New York City has long been under pressure to reform its policing. A few months ago, the New York Police Department released some alarming statistics showing that an overwhelming majority of people arrested for marijuana were people of color. Since then, the City Council ruled that the NYPD must publish arrest data. Today at a Washington DC conference, Major De Blasio announced the “overhaul and reform” of New York’s marijuana enforcement laws.

Rampant Racial Disparities in Marijuana Arrests

In 2017, there were over 17,000 marijuana arrests. Black and Hispanic people represented 86 percent of those arrested, according to a report published by the Drug Policy Alliance & Marijuana Arrest Research Project. It looks exclusively at data from 2014 to 2016.

Comparatively, only 53 percent of New York City residents identify as Black or Hispanic per a 2010 census.

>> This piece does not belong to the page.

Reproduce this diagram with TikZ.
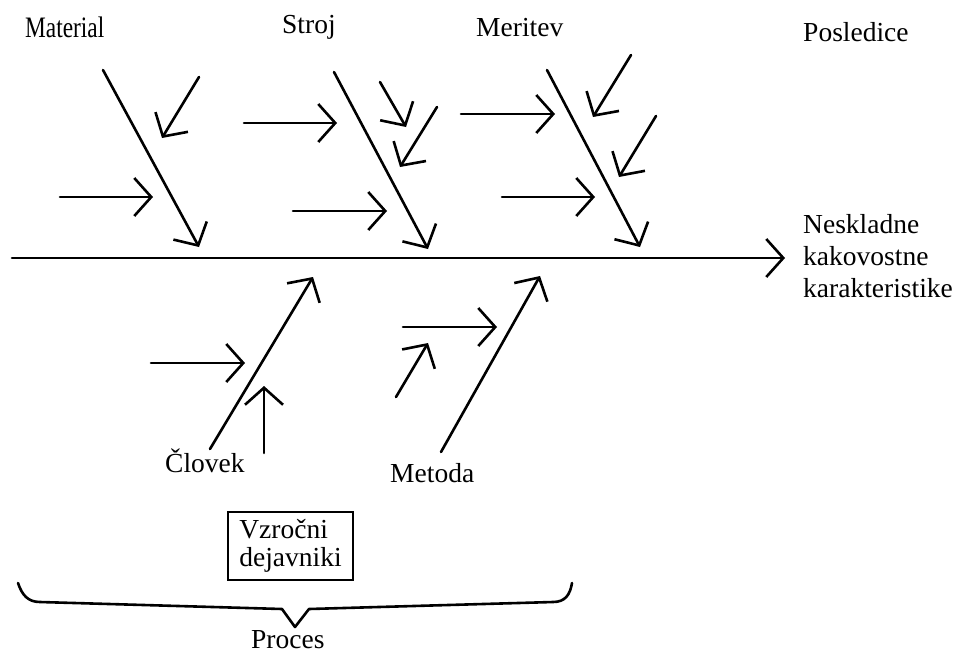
\documentclass[tikz,border=0pt]{standalone}
\usepackage{fontspec}
\setmainfont{Liberation Serif}
\usetikzlibrary{arrows.meta}
\tikzset{
  line/.style={line width=2.6pt, line cap=round, line join=miter},
  arr/.style={line, -{Straight Barb[length=17pt,width=38pt]}},
  lbl/.style={inner sep=0pt, anchor=base west, font=\fontsize{27.5}{32}\selectfont},
}
\begin{document}
\begin{tikzpicture}[x=1pt,y=-1pt]
\useasboundingbox (0,0) rectangle (960,654);
\fill[white] (0,0) rectangle (960,654);
% spine
\coordinate (sp0) at (12,258); \coordinate (sp1) at (785,258);
\draw[arr] (sp0) -- (sp1);
% Material
\coordinate (ma0) at (103,70); \coordinate (ma1) at (199,247);
\coordinate (m1a) at (199,77); \coordinate (m1b) at (162,138);
\coordinate (m2a) at (60,197); \coordinate (m2b) at (153,197);
\draw[arr] (ma0) -- (ma1);
\draw[arr] (m1a) -- (m1b);
\draw[arr] (m2a) -- (m2b);
% Stroj
\coordinate (st0) at (334,72); \coordinate (st1) at (428,249);
\coordinate (s1a) at (244,123); \coordinate (s1b) at (337,123);
\coordinate (s2a) at (380,82); \coordinate (s2b) at (406,127);
\coordinate (s3a) at (437,107); \coordinate (s3b) at (400,167);
\coordinate (s4a) at (293,211); \coordinate (s4b) at (387,211);
\draw[arr] (st0) -- (st1);
\draw[arr] (s1a) -- (s1b);
\draw[arr] (s2a) -- (s2b);
\draw[arr] (s3a) -- (s3b);
\draw[arr] (s4a) -- (s4b);
% Meritev
\coordinate (me0) at (547,70); \coordinate (me1) at (640,247);
\coordinate (r1a) at (461,114); \coordinate (r1b) at (555,114);
\coordinate (r2a) at (631,55); \coordinate (r2b) at (593,117);
\coordinate (r3a) at (656,116); \coordinate (r3b) at (619,177);
\coordinate (r4a) at (502,197); \coordinate (r4b) at (595,197);
\draw[arr] (me0) -- (me1);
\draw[arr] (r1a) -- (r1b);
\draw[arr] (r2a) -- (r2b);
\draw[arr] (r3a) -- (r3b);
\draw[arr] (r4a) -- (r4b);
% Clovek
\coordinate (cl0) at (210,449); \coordinate (cl1) at (313,277);
\coordinate (c1a) at (151,363); \coordinate (c1b) at (245,363);
\coordinate (c2a) at (264,453); \coordinate (c2b) at (264,386);
\draw[arr] (cl0) -- (cl1);
\draw[arr] (c1a) -- (c1b);
\draw[arr] (c2a) -- (c2b);
% Metoda
\coordinate (mt0) at (441,452); \coordinate (mt1) at (540,276);
\coordinate (t1a) at (403,327); \coordinate (t1b) at (497,327);
\coordinate (t2a) at (396,397); \coordinate (t2b) at (428,343);
\draw[arr] (mt0) -- (mt1);
\draw[arr] (t1a) -- (t1b);
\draw[arr] (t2a) -- (t2b);
% labels
\node[lbl, xscale=0.85, yscale=1.08] (lmat) at (25,37) {Material};
\node[lbl] (lstr) at (282,33) {Stroj};
\node[lbl] (lmer) at (476,36) {Meritev};
\node[lbl] (lpos) at (803,41) {Posledice};
\node[lbl, align=left] (lnes) at (803,297) {Neskladne\\kakovostne\\karakteristike};
\node[lbl] (lclo) at (165,472) {Človek};
\node[lbl] (lmet) at (390,482) {Metoda};
\node[lbl] (lpro) at (251,648) {Proces};
% box
\node[draw, line width=2.4pt, minimum width=125pt, minimum height=68pt, inner sep=0pt,
      font=\fontsize{27.5}{28}\selectfont, align=left] (box) at (290.5,546) {Vzročni\\dejavniki};
% brace
\draw[line, line join=round] (18,583) .. controls (22,595) and (28,602) .. (40,602)
   -- (282,609) -- (295,627) -- (309,609) -- (553,602)
   .. controls (565,602) and (570,595) .. (572,583);
\end{tikzpicture}
\end{document}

These figures have already spurred change on the City Council level. In a public hearing on this issue, the NYPD claimed that they answer complaints depending solely on who calls them. They maintained that certain neighborhoods report more to the police, therefore certain communities have higher arrest rates.

Some City Councilmembers took issue with this explanation. Councilman Donovan Richards said, “I refuse to believe that in New York City, a city of eight and a half million, that the only individuals calling 911 or 311 on this issue are people in communities in color.”

New York Is Publishing Arrest Data

The City Council unanimously voted for a bill mandating that the NYPD publish arrest data online. The NYPD website reports the number of low-level marijuana possession arrests per quarter and where these arrests took place. It also divides data by ethnicity, gender, and age.